The lawsuit states: “The closures mandated by these [State] orders present an existential threat to these small, local businesses that employ hundreds of Illinois residents. To protect their businesses from situations just like these, which threaten their livelihoods based on factors wholly outside of their control, Plaintiffs obtained business interruption insurance from Society Insurance. In blatant breach of its insurance obligations that it voluntarily undertook in exchange for Plaintiffs’ premium payments, Society Insurance has declined Plaintiffs’ claims arising from the State-ordered interruption of their business.”
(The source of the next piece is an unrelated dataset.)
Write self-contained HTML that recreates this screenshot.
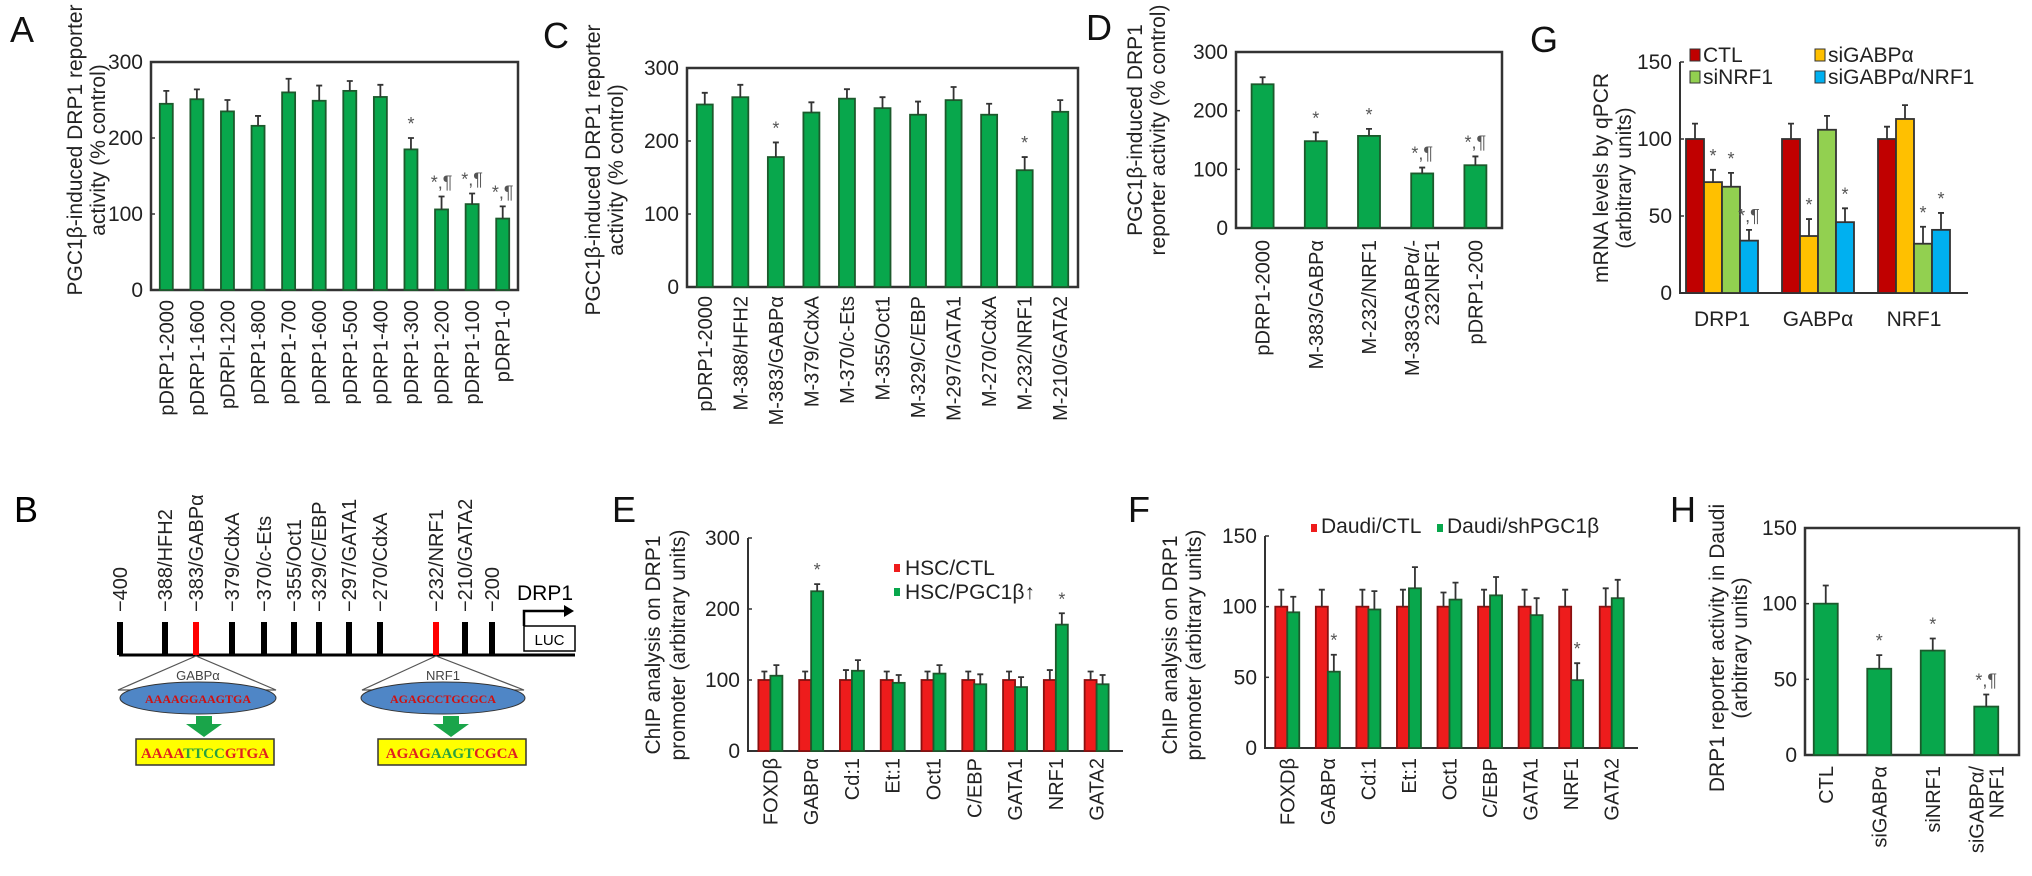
<!DOCTYPE html>
<html><head><meta charset="utf-8"><style>
html,body{margin:0;padding:0;background:#fff;}
svg{display:block;font-family:"Liberation Sans",Arial,sans-serif;}
</style></head><body>
<svg id="fig" width="2032" height="876" viewBox="0 0 2032 876" xmlns="http://www.w3.org/2000/svg">
<g id="panelB">
 <text x="14" y="522" font-size="36">B</text>
 <line x1="119" y1="655" x2="575" y2="655" stroke="#000" stroke-width="3"/>
 <rect x="524" y="626" width="51" height="25" fill="#fff" stroke="#000" stroke-width="1.5"/>
 <text x="549.5" y="645" font-size="15" text-anchor="middle">LUC</text>
 <path d="M524 626 V611 H566" fill="none" stroke="#000" stroke-width="2.5"/>
 <path d="M564 605 L574 611 L564 617 Z" fill="#000"/>
 <text x="545" y="600" font-size="21" text-anchor="middle">DRP1</text>
 <polygon points="196,656 118,690 276,690" fill="#fff" stroke="#555" stroke-width="1.2"/>
 <ellipse cx="198" cy="698" rx="78" ry="16" fill="#4f86c6" stroke="#333"/>
 <text x="198" y="680" font-size="13" text-anchor="middle" fill="#444">GABPα</text>
 <text x="198" y="703" font-size="12" text-anchor="middle" fill="#d01010" font-family="Liberation Serif" font-weight="bold">AAAAGGAAGTGA</text>
 <polygon points="436,656 362,690 524,690" fill="#fff" stroke="#555" stroke-width="1.2"/>
 <ellipse cx="443" cy="698" rx="82" ry="16" fill="#4f86c6" stroke="#333"/>
 <text x="443" y="680" font-size="13" text-anchor="middle" fill="#444">NRF1</text>
 <text x="443" y="703" font-size="12" text-anchor="middle" fill="#d01010" font-family="Liberation Serif" font-weight="bold">AGAGCCTGCGCA</text>
 <path d="M196 716 h16 v8 h10 l-18 13 l-18 -13 h10 z" fill="#1aa54a"/>
 <path d="M443 716 h16 v8 h10 l-18 13 l-18 -13 h10 z" fill="#1aa54a"/>
 <rect x="136" y="739" width="138" height="26" fill="#ffff00" stroke="#333" stroke-width="1.5"/>
 <text x="205" y="758" font-size="15" text-anchor="middle" font-family="Liberation Serif" font-weight="bold"><tspan fill="#e02020">AAAA</tspan><tspan fill="#2aa040">TTCC</tspan><tspan fill="#e02020">GTGA</tspan></text>
 <rect x="378" y="739" width="148" height="26" fill="#ffff00" stroke="#333" stroke-width="1.5"/>
 <text x="452" y="758" font-size="15" text-anchor="middle" font-family="Liberation Serif" font-weight="bold"><tspan fill="#e02020">AGAG</tspan><tspan fill="#2aa040">AAGT</tspan><tspan fill="#e02020">CGCA</tspan></text>
</g>
<g id="charts"></g>
</svg>
<script>
const catsA = ["pDRP1-2000","pDRP1-1600","pDRPl-1200","pDRP1-800","pDRP1-700","pDRP1-600","pDRP1-500","pDRP1-400","pDRP1-300","pDRP1-200","pDRP1-100","pDRP1-0"];
const valsA = [245,251,235,216,260,249,262,254,185,106,113,94];
const errA  = [17,13,15,13,18,20,13,16,15,17,14,16];
const sigA  = ["","","","","","","","","*","*,¶","*,¶","*,¶"];

const catsC = ["pDRP1-2000","M-388/HFH2","M-383/GABPα","M-379/CdxA","M-370/c-Ets","M-355/Oct1","M-329/C/EBP","M-297/GATA1","M-270/CdxA","M-232/NRF1","M-210/GATA2"];
const valsC = [250,260,178,239,258,245,236,256,236,160,240];
const errC  = [16,17,20,14,13,15,18,18,15,18,16];
const sigC  = ["","","*","","","","","","","*",""];

const catsD = ["pDRP1-2000","M-383/GABPα","M-232/NRF1","M-383GABPα/-|232NRF1","pDRP1-200"];
const valsD = [245,148,157,93,107];
const errD  = [12,15,12,10,15];
const sigD  = ["","*","*","*,¶","*,¶"];

const catsG = ["DRP1","GABPα","NRF1"];
const seriesG = ["CTL","siGABPα","siNRF1","siGABPα/NRF1"];
const valsG_CTL  = [100,100,100];
const valsG_siGA = [72,37,113];
const valsG_siNR = [69,106,32];
const valsG_both = [34,46,41];
const errG_CTL  = [10,10,8];
const errG_siGA = [8,11,9];
const errG_siNR = [9,9,11];
const errG_both = [7,9,11];
const sigG_CTL  = ["","",""];
const sigG_siGA = ["*","*",""];
const sigG_siNR = ["*","","*"];
const sigG_both = ["*,¶","*","*"];

const catsE = ["FOXDβ","GABPα","Cd:1","Et:1","Oct1","C/EBP","GATA1","NRF1","GATA2"];
const valsE_ctl = [100,100,100,100,100,100,100,100,100];
const valsE_pgc = [106,225,113,96,109,94,90,178,94];
const errE_ctl  = [12,12,14,12,12,12,12,14,12];
const errE_pgc  = [15,10,15,11,12,14,14,16,13];
const sigE_pgc  = ["","*","","","","","","*",""];

const catsF = ["FOXDβ","GABPα","Cd:1","Et:1","Oct1","C/EBP","GATA1","NRF1","GATA2"];
const valsF_ctl = [100,100,100,100,100,100,100,100,100];
const valsF_sh  = [96,54,98,113,105,108,94,48,106];
const errF_ctl  = [12,12,12,12,10,12,12,12,13];
const errF_sh   = [11,12,13,15,12,13,12,12,13];
const sigF_sh   = ["","*","","","","","","*",""];

const catsH = ["CTL","siGABPα","siNRF1","siGABPα/|NRF1"];
const valsH = [100,57,69,32];
const errH  = [12,9,8,8];
const sigH  = ["","*","*","*,¶"];

const NS="http://www.w3.org/2000/svg";
const root=document.getElementById('charts');
function mk(tag,attrs,parent){const e=document.createElementNS(NS,tag);for(const k in attrs)e.setAttribute(k,attrs[k]);(parent||root).appendChild(e);return e;}
function txt(s,attrs,parent){const e=mk('text',attrs,parent);e.textContent=s;return e;}

function axes(g,p){
  const ys=v=>p.yBot-(v/p.max)*(p.yBot-p.yTop);
  if(p.box){const r=mk('rect',{x:p.x0,y:p.yTop,width:p.x1-p.x0,height:p.yBot-p.yTop,fill:'none',stroke:'#333','stroke-width':2.5},g);
    
    
  } else {
    const a=mk('path',{d:`M${p.x0} ${p.yTop} V${p.yBot} H${p.x1}`,fill:'none',stroke:'#333','stroke-width':2},g);
    
    
  }
  p.ticks.forEach(t=>{
    const y=ys(t);
    mk('line',{x1:p.x0,x2:p.x0+4,y1:y,y2:y,stroke:'#333','stroke-width':1.5},g);
    const l=txt(String(t),{x:p.x0-8,y:y+7,'font-size':21,'text-anchor':'end',fill:'#222'},g);
    
    
  });
  return ys;
}
function ytitle(g,lines,cx,cy,size){
  lines.forEach((s,i)=>{
    const t=txt(s,{transform:`translate(${cx[i]},${cy}) rotate(-90)`,'font-size':size||21,'text-anchor':'middle',fill:'#222'},g);
    
    
  });
}
function letter(g,s,x,y){const t=txt(s,{x:x,y:y,'font-size':36,fill:'#111'},g);
  
  }
function bar(g,cx,w,v,e,ys,fill,stroke,sig){
  const y=ys(v), y0=ys(0);
  const r=mk('rect',{x:cx-w/2,y:y,width:w,height:y0-y,fill:fill,stroke:stroke,'stroke-width':1.8},g);
  
  
  const ye=ys(v+e);
  const eb=mk('path',{d:`M${cx} ${y} V${ye} M${cx-3} ${ye} H${cx+3}`,stroke:'#333','stroke-width':1.8,fill:'none'},g);
  
  
  if(sig){const s=txt(sig,{x:cx,y:ye-8,'font-size':18,'text-anchor':'middle',fill:'#555'},g);
    
    }
}
function rotLabel(g,s,x,y,size){
  const parts=s.split('|');
  parts.forEach((p,i)=>{
    const off=(i-(parts.length-1)/2)*20;
    const t=txt(p,{transform:`translate(${x+7+off},${y}) rotate(-90)`,'font-size':size||20,'text-anchor':'end',fill:'#222'},g);
    
    
  });
}
function panelG(name){const g=mk('g',{});return g;}

const GREEN='#08a74c', GSTROKE='#1c5a2c', RED='#ee1c1c', RSTROKE='#8a1010';

(function(){
  const g=panelG('panel-a-chart');
  const p={x0:151,x1:518,yTop:62,yBot:290,max:300,ticks:[0,100,200,300],box:true};
  const ys=axes(g,p); letter(g,'A',10,42);
  ytitle(g,['PGC1β-induced DRP1 reporter','activity (% control)'],[82,105],150);
  const step=(p.x1-p.x0)/catsA.length;
  catsA.forEach((c,i)=>{const cx=p.x0+step*(i+0.5);
    bar(g,cx,13,valsA[i],errA[i],ys,GREEN,GSTROKE,sigA[i]); rotLabel(g,c,cx,300);});
})();
(function(){
  const g=panelG('panel-c-chart');
  const p={x0:687,x1:1078,yTop:68,yBot:287,max:300,ticks:[0,100,200,300],box:true};
  const ys=axes(g,p); letter(g,'C',543,48);
  ytitle(g,['PGC1β-induced DRP1 reporter','activity (% control)'],[600,623],170);
  const step=(p.x1-p.x0)/catsC.length;
  catsC.forEach((c,i)=>{const cx=p.x0+step*(i+0.5);
    bar(g,cx,16,valsC[i],errC[i],ys,GREEN,GSTROKE,sigC[i]); rotLabel(g,c,cx,296);});
})();
(function(){
  const g=panelG('panel-d-chart');
  const p={x0:1236,x1:1502,yTop:52,yBot:228,max:300,ticks:[0,100,200,300],box:true};
  const ys=axes(g,p); letter(g,'D',1086,40);
  ytitle(g,['PGC1β-induced DRP1','reporter activity (% control)'],[1142,1165],130);
  const step=(p.x1-p.x0)/catsD.length;
  catsD.forEach((c,i)=>{const cx=p.x0+step*(i+0.5);
    bar(g,cx,22,valsD[i],errD[i],ys,GREEN,GSTROKE,sigD[i]); rotLabel(g,c,cx,240);});
})();
(function(){
  const g=panelG('panel-g-chart');
  const p={x0:1680,x1:1968,yTop:62,yBot:293,max:150,ticks:[0,50,100,150],box:false};
  const ys=axes(g,p); letter(g,'G',1530,52);
  ytitle(g,['mRNA levels by qPCR','(arbitrary units)'],[1608,1631],178);
  const cols=['#c00000','#ffc000','#92d050','#00b0f0'];
  const vals=[valsG_CTL,valsG_siGA,valsG_siNR,valsG_both];
  const errs=[errG_CTL,errG_siGA,errG_siNR,errG_both];
  const sigs=[sigG_CTL,sigG_siGA,sigG_siNR,sigG_both];
  const step=(p.x1-p.x0)/catsG.length, bw=18;
  catsG.forEach((c,i)=>{const gc=p.x0+step*(i+0.5)-6;
    seriesG.forEach((s,j)=>{bar(g,gc+(j-1.5)*bw,bw,vals[j][i],errs[j][i],ys,cols[j],'#333',sigs[j][i]);});
    const t=txt(c,{x:gc,y:326,'font-size':21,'text-anchor':'middle',fill:'#222'},g);
    
    
  });
  const lx=[1690,1815,1690,1815], ly=[62,62,84,84];
  seriesG.forEach((s,j)=>{
    const r=mk('rect',{x:lx[j],y:ly[j]-13,width:10,height:12,fill:cols[j],stroke:'#333','stroke-width':1},g);
    
    
    const t=txt(s,{x:lx[j]+13,y:ly[j],'font-size':21,fill:'#222'},g);
    
    
  });
})();
(function(){
  const g=panelG('panel-e-chart');
  const p={x0:748,x1:1123,yTop:538,yBot:751,max:300,ticks:[0,100,200,300],box:false};
  const ys=axes(g,p); letter(g,'E',612,522);
  ytitle(g,['ChIP analysis on DRP1','promoter (arbitrary units)'],[660,685],645);
  const step=(p.x1-p.x0-8)/catsE.length, bw=12;
  catsE.forEach((c,i)=>{const gc=p.x0+6+step*(i+0.5)-4;
    bar(g,gc-bw/2,bw,valsE_ctl[i],errE_ctl[i],ys,RED,RSTROKE,'');
    bar(g,gc+bw/2,bw,valsE_pgc[i],errE_pgc[i],ys,GREEN,GSTROKE,sigE_pgc[i]);
    rotLabel(g,c,gc,758);});
  [['HSC/CTL',RED,575],['HSC/PGC1β↑',GREEN,599]].forEach(l=>{
    const r=mk('rect',{x:894,y:l[2]-11,width:6,height:8,fill:l[1]},g);
    
    
    const t=txt(l[0],{x:905,y:l[2],'font-size':21,fill:'#222'},g);
    
    
  });
})();
(function(){
  const g=panelG('panel-f-chart');
  const p={x0:1265,x1:1638,yTop:536,yBot:748,max:150,ticks:[0,50,100,150],box:false};
  const ys=axes(g,p); letter(g,'F',1128,522);
  ytitle(g,['ChIP analysis on DRP1','promoter (arbitrary units)'],[1177,1201],645);
  const step=(p.x1-p.x0-8)/catsF.length, bw=12;
  catsF.forEach((c,i)=>{const gc=p.x0+step*(i+0.5)+2;
    bar(g,gc-bw/2,bw,valsF_ctl[i],errF_ctl[i],ys,RED,RSTROKE,'');
    bar(g,gc+bw/2,bw,valsF_sh[i],errF_sh[i],ys,GREEN,GSTROKE,sigF_sh[i]);
    rotLabel(g,c,gc,758);});
  [['Daudi/CTL',RED,1311],['Daudi/shPGC1β',GREEN,1437]].forEach(l=>{
    const r=mk('rect',{x:l[2],y:524,width:6,height:8,fill:l[1]},g);
    
    
    const t=txt(l[0],{x:l[2]+10,y:533,'font-size':21,fill:'#222'},g);
    
    
  });
})();
(function(){
  const g=panelG('panel-h-chart');
  const p={x0:1805,x1:2019,yTop:528,yBot:755,max:150,ticks:[0,50,100,150],box:true};
  const ys=axes(g,p); letter(g,'H',1670,522);
  ytitle(g,['DRP1 reporter activity in Daudi','(arbitrary units)'],[1724,1747],648);
  const step=(p.x1-p.x0)/catsH.length;
  catsH.forEach((c,i)=>{const cx=p.x0+step*(i+0.5)-6;
    bar(g,cx,24,valsH[i],errH[i],ys,GREEN,GSTROKE,sigH[i]); rotLabel(g,c,cx,766);});
})();
const sitesB = ["−400","−388/HFH2","−383/GABPα","−379/CdxA","−370/c-Ets","−355/Oct1","−329/C/EBP","−297/GATA1","−270/CdxA","−232/NRF1","−210/GATA2","−200"];
const sitePosB = [120,165,196,232,264,294,319,349,380,436,465,492];
const siteRedB = [false,false,true,false,false,false,false,false,false,true,false,false];
(function(){
  const g=document.getElementById('panelB');
  sitesB.forEach((s,i)=>{
    const x=sitePosB[i];
    const t=mk('rect',{x:x-3,y:622,width:6,height:33,fill:siteRedB[i]?'#ff0000':'#000'},g);
    
    
    const l=txt(s,{transform:`translate(${x+7},${612}) rotate(-90)`,'font-size':20,fill:'#222'},g);
    
    
  });
})();
</script>
</body></html>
Erik Baylis, owner of Big Onion Hospitality, says, “We were led to believe we were paying for protection against the government closure of our businesses. We believe denying our claims now is not only illegal, it’s heartless and immoral.”

The lawsuit seeks a declaratory judgment that the losses incurred as a result of the mandated interruption of their businesses are covered losses under their policies, damages for breach of contract, and penalties and costs for bad faith insurance practices. The lawsuit claims that “Society Insurance directed its insurance agents, who are not Plaintiffs’ agents, to make sham claim notifications before Society Insurance’s policyholders even noticed their claims. Society Insurance took these actions, before claims were even submitted, as part of its plan to discourage claim notifications and to avoid any responsibility for its policyholders’ staggering losses, in violation of Illinois law.”

Tracy Stary, owner of three McBride’s Pubs in Chicago’s suburbs, says, “As a small, family-owned and operated business, we depend on our insurance companies to help us in desperate times of need. This is obviously one of those times. After years of paying high premiums for this coverage, our claims were denied even before being submitted. We were simply dismissed. It is heartbreaking to sit back and watch our employees and business suffer through no fault of our own and with no end in sight.”

“Many people in the restaurant industry went with Society because they were thought to have favorable coverage for the restaurant business,” says Clay Hamilton of Happy Camper, Paradise Park and Homeslice. “We have made hundreds of premium payments over the last seven years and have not made one claim, until now. The first time we really need what we’ve been paying for, they are nowhere to be found.”

Plaintiffs, who are represented in the lawsuit by King & Spalding LLP, include the owners and operators of the following:

· Fatpour Tap Works-Wicker Park, Fatpour Tap Works-McCormick Place, Hopsmith, Woodie’s Flat, The Irish Oak, Brunch, and Centre Street Kitchen
· Headquarters Beercade-River North and Machine: Engineered Dining & Drink
· The New 400 Theater and Harper Theater
· Welcome Back, The Vig, and The Whale
· McBride’s Pubs: Aurora, Plainfield, and Joliet locations
· Happy Camper Pizza-Old Town, Happy Camper Pizza-Lakeview, Paradise Park, and Homeslice

“Chicago-area restaurants, who willingly complied with Gov. Pritzker’s order and have suffered unprecedented financial harm, should not be victimized again by an insurance company who accepted premiums and offered ‘civil authority’ coverage with no virus exclusion,” said Brian Galati of Machine Hospitality Group.